手の触れる距離にあるどんな姿も等しくその国の文化というものであって、それぞれの姿がいちいち調和するとは限らないのが常だけれど、自分にとってより生々しく見える姿のほうがやっぱりすきだ。ほんとうは、異国人のわたしの目に映るそのいずれもが、幻想に近いものなんだってことくらい判っているけれど。






ソウル雑感 - 感慨がないということ -

2009-03-02 | 異国憧憬
 私が極度の冷え性で寒がりだということをご存知の方には、なにかの罰ゲームだと思ってほしい。

 いま、十年ぶりのソウルにいる。
 

 かつてのソウルではコンビニでも、さかさくらげのネオン煌く安宿でも日本語どころか英語さえ通じなかったというのに、今日の夕方到着してからこのかた、私はまだ日本語以外の言語を喋っていない。高速道路にはETCがあるし、道行く人は小奇麗だし、スタバは日本よりも密集しているんじゃないかというくらいにあるし、車の運転もみんな穏やかだ。十年はひと昔、とはよく云ったものだと思う。

 ただ、これらの感想は新聞記事のように客観的なもので、記憶と重ね合わせたときになにかじんわりした感傷じみた気持ちを生み出すことはなかった。こんなにも心に響かない再訪というものをこれまで経験したことのない私は、新宿歌舞伎町と池袋サンシャイン前の通りを足して2で割ったような明洞の街を歩きながら静かに驚いていた。

 とはいえ、過去の訪韓の記憶が曖昧だとか忙しかったとか、嫌な思い出ばかりとかいうのではない。

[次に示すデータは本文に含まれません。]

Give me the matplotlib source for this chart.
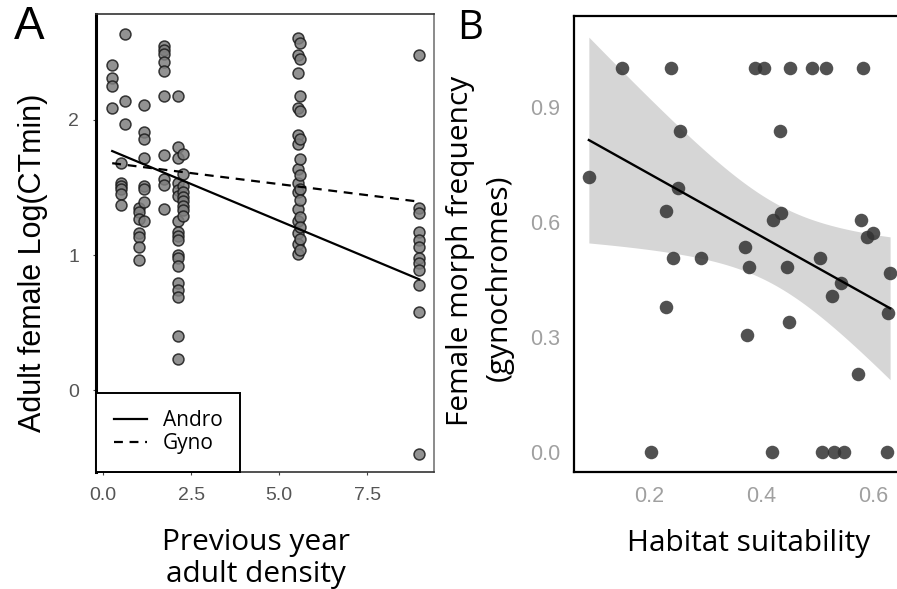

加えて、いまの私の心が途方もなくささくれだって無感動になっているというのでも多分ない。

 
 どんな街でも、いくつもの情報や人やできごと(総じて文化と呼ぶところのもの)が目に見えない音波のようなものを発しているとして、私にはこの街が奏でるいくつもの周波数に合致する受信機が偶然にも備わっていなかっただけのことだと思う。
多分ほかの人にはくだらないと思われる風景やできごと、会話、それらがときに一個人にとって重大な意味をもたらすのは、個々人がもっている受信機とその場面から発せられた周波数との相性に拠るだけのことではないかと。

 残念ながら私はこの街と共鳴したり、この街の風景の中に私が溶けている絵を後日想像したりすることは多分できない。
辛いか甘いかしかない食事に舌が耐えかねて本能的に涙腺が緩んだとき、心の底からそう思った。